Determine how many lines of the records include "this", and answer with the number alone.

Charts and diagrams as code
━━━━━━
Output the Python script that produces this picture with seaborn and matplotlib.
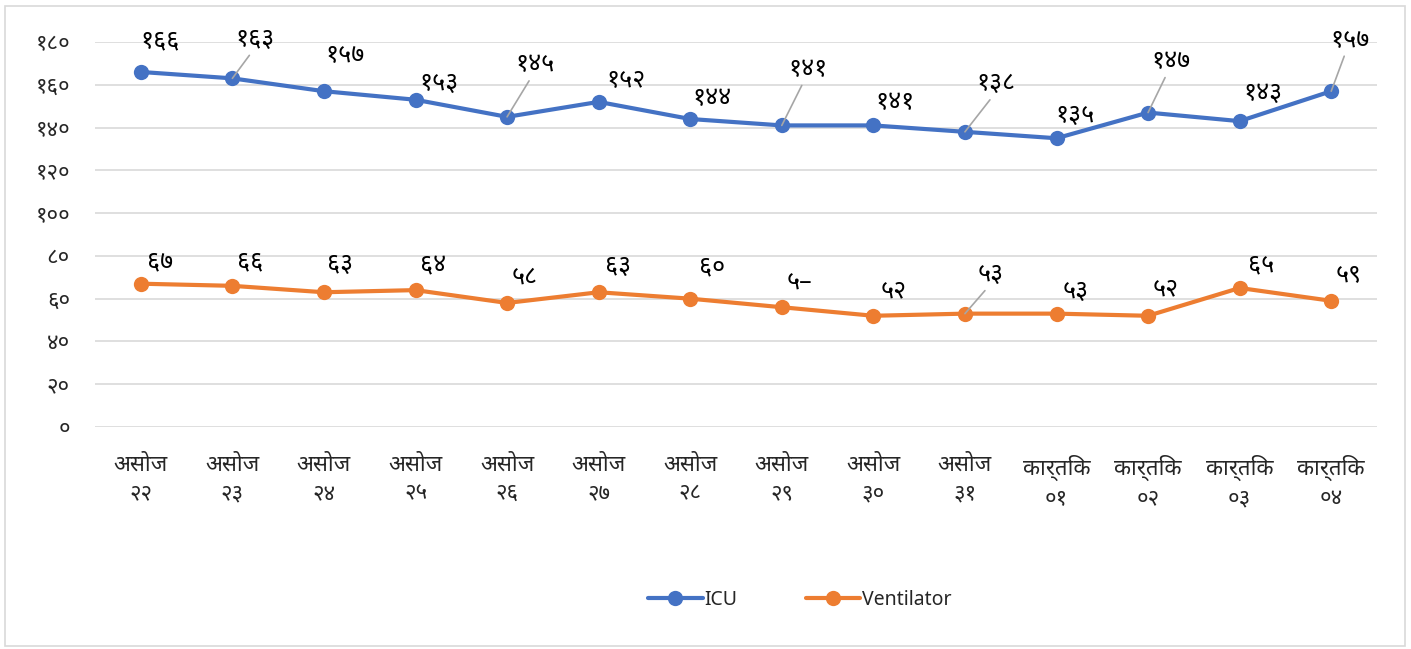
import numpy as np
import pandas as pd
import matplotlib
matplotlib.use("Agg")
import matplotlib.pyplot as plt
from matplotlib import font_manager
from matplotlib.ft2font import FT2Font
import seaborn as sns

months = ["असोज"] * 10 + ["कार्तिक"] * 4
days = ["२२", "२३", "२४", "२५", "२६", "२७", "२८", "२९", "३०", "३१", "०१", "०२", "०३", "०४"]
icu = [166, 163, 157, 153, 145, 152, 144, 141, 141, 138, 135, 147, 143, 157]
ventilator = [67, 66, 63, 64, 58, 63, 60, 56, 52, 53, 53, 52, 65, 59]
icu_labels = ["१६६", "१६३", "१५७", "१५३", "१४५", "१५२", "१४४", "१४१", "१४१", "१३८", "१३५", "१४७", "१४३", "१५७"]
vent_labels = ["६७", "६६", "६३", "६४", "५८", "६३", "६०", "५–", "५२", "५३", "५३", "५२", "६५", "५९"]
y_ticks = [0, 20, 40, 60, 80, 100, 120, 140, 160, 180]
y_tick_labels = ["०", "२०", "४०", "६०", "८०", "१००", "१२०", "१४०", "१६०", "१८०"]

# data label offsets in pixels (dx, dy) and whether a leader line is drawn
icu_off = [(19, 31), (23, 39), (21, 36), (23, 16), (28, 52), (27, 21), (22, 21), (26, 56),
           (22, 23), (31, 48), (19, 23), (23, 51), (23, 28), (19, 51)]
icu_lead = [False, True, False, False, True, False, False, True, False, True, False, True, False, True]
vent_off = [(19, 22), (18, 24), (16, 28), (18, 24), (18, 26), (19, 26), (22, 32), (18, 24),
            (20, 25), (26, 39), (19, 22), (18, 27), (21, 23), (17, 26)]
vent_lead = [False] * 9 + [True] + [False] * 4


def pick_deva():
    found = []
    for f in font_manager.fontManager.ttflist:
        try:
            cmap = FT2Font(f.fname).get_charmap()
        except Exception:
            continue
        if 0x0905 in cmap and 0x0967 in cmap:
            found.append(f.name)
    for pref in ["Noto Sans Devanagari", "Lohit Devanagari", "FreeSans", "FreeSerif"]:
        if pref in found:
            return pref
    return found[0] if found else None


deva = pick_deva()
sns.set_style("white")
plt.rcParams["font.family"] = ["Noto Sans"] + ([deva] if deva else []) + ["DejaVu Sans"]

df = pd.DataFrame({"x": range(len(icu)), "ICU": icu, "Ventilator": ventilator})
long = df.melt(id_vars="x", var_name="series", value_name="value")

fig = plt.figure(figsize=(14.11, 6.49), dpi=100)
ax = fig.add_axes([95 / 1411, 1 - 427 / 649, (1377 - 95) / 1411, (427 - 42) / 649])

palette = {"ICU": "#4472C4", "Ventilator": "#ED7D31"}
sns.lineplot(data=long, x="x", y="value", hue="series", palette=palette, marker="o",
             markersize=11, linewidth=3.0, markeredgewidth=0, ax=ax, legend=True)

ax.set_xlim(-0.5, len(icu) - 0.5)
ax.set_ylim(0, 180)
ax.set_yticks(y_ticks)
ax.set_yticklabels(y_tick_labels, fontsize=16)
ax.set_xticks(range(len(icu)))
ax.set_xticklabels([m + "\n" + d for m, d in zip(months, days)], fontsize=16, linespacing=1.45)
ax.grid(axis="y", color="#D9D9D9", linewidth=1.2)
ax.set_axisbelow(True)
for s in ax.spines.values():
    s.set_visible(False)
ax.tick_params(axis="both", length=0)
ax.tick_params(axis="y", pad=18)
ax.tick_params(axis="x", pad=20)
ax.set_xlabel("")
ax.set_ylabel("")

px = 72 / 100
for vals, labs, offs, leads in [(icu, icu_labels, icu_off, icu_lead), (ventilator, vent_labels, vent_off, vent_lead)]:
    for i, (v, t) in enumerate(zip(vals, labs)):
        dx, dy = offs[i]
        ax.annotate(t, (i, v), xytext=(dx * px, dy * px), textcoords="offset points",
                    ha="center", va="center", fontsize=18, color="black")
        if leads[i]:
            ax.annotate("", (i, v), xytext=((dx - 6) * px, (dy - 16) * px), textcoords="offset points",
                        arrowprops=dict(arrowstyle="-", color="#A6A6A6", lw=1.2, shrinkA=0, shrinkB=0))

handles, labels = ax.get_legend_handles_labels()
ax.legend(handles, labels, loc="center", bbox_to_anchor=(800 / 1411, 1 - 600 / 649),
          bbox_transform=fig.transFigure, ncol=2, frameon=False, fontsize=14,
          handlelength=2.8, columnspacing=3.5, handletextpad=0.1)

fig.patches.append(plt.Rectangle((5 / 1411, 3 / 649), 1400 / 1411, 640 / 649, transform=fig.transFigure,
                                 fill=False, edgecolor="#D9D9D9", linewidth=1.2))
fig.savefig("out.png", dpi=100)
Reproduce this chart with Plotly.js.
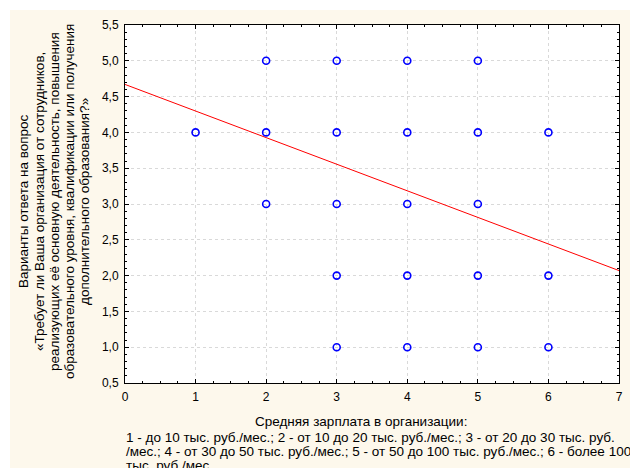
━━━━━━
WRITTEN ANSWER
2